One year ago: Eight children in a van from a youth home for abused or neglected children were killed in a multi-vehicle crash on a wet interstate in Alabama; they were among the 13 killed in the state as a tropical depression caused flash floods and tornadoes that destroyed dozens of homes.

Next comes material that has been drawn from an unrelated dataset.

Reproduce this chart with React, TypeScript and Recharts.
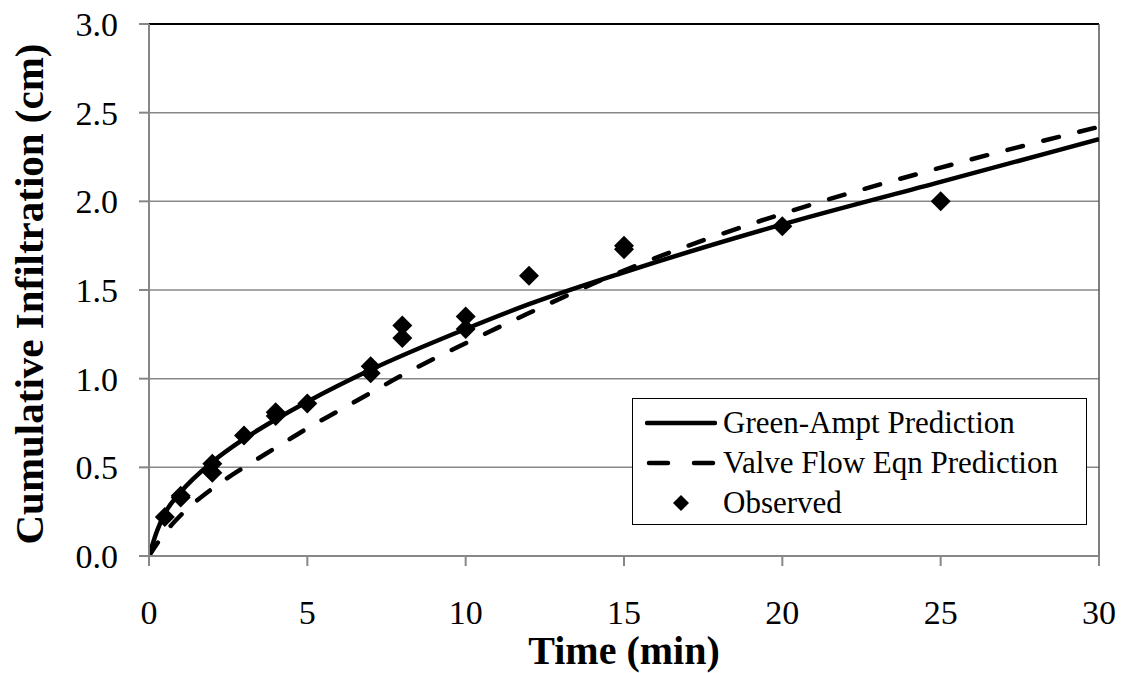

Today’s Birthdays: Actor Gena (JEH’-nuh) Rowlands is 92. Hall of Fame race car driver Shirley Muldowney is 82. Singer Elaine “Spanky” McFarlane (Spanky and Our Gang) is 80. Nobel peace laureate Aung San Suu Kyi (soo chee) is 77. Author Sir Salman Rushdie is 75. Actor Phylicia Rashad is 74. Rock singer Ann Wilson (Heart) is 72. Musician Larry Dunn is 69. Actor Kathleen Turner is 68. Country singer Doug Stone is 66. Singer Mark “Marty” DeBarge is 63. Singer-dancer-choreographer Paula Abdul is 60. Actor Andy Lauer is 59. British Prime Minister Boris Johnson is 58. Rock singer-musician Brian Vander Ark (Verve Pipe) is 58. Actor Samuel West is 56. Actor Mia Sara is 55. TV personality Lara Spencer is 53. Rock musician Brian “Head” Welch is 52. Actor Jean Dujardin is 50. Actor Robin Tunney is 50. Actor Bumper Robinson is 48. Actor Poppy Montgomery is 47. Alt-country singer-musician Scott Avett (AY’-veht) (The Avett Brothers) is 46. Actor Ryan Hurst is 46. Actor Zoe Saldana is 44. Former NBA star Dirk Nowitzki is 44. Actor Neil Brown Jr. is 42. Actor Lauren Lee Smith is 42. Rapper Macklemore (Macklemore and Ryan Lewis) is 40. Actor Paul Dano is 38. New York Mets pitcher Jacob DeGrom is 34. Actor Giacomo Gianniotti is 33. Actor Chuku Modu (TV: “The Good Doctor”) is 32. Actor Atticus Shaffer is 24.